The selection of the customer profile data set, and determination of criticality, will be reflected in the functional and data requirements (Data Requirements Definition). The organization will designate the authoritative data sources for each data element in the profile, and map the data elements to the business processes that create or modify them (Data Lifecycle Management). Applying data standards for representation (and modeling), security, privacy, access, and provisioning (Architectural Standards) will assure a well-organized design of the customer profile and an orderly path for Data Integration.
It should be clear that all the activities described in this scenario harness the collective power of planning and rational analysis, “thinking through” what’s important about the data and capturing significant knowledge that will both support the implementation of the customer profile in the short term, and create a reusable approach that can be leveraged across the organization.
Phased designation of critical data elements, then, is most easily implemented in manageable segments to enable the organization to gain, segment by segment, deeper knowledge about the data assets.
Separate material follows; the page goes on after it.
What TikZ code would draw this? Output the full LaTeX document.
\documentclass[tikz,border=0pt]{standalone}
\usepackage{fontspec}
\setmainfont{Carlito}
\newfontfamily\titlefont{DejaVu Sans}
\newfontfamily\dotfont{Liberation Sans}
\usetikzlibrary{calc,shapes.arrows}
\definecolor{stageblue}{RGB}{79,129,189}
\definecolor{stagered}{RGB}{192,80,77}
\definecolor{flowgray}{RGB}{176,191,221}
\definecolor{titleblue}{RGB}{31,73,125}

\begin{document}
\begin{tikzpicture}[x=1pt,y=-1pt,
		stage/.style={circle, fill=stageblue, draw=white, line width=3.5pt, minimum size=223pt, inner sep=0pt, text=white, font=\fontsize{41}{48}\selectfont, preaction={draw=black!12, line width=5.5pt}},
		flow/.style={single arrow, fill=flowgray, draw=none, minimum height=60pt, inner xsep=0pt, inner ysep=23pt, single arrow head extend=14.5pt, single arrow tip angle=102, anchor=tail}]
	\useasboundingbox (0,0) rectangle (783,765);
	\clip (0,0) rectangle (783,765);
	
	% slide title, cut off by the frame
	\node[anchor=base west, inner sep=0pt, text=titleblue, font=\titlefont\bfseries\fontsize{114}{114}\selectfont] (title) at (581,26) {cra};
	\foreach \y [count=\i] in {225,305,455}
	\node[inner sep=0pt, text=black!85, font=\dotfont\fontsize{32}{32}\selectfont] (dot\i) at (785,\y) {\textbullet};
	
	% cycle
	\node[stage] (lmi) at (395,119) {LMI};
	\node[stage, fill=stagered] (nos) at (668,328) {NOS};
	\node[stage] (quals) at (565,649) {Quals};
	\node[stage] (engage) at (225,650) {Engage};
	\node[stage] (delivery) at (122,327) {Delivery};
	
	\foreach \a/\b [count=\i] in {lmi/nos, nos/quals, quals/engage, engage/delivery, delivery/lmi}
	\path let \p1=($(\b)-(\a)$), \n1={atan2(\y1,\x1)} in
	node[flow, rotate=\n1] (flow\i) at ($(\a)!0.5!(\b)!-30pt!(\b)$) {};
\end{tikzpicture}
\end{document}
[1] Disclaimer: In our work with clients and students, the CMMI Institute highly recommends that an organization evaluate the current state of data management practices against the Data Management Maturity Model prior to beginning any significant program evolution effort, ensuring that all major gaps and strengths are identified.
[2] If you’ve read my other columns, you’ll be familiar with the convention of showing that “everything is connected” via a hub and spoke picture. Each process area can be viewed as the center of the data universe, with direct / indirect dependencies to other activities and work products. The CDE effort is, functionally speaking, the application of activities in many other fundamental processes, with the addition of designating categorization.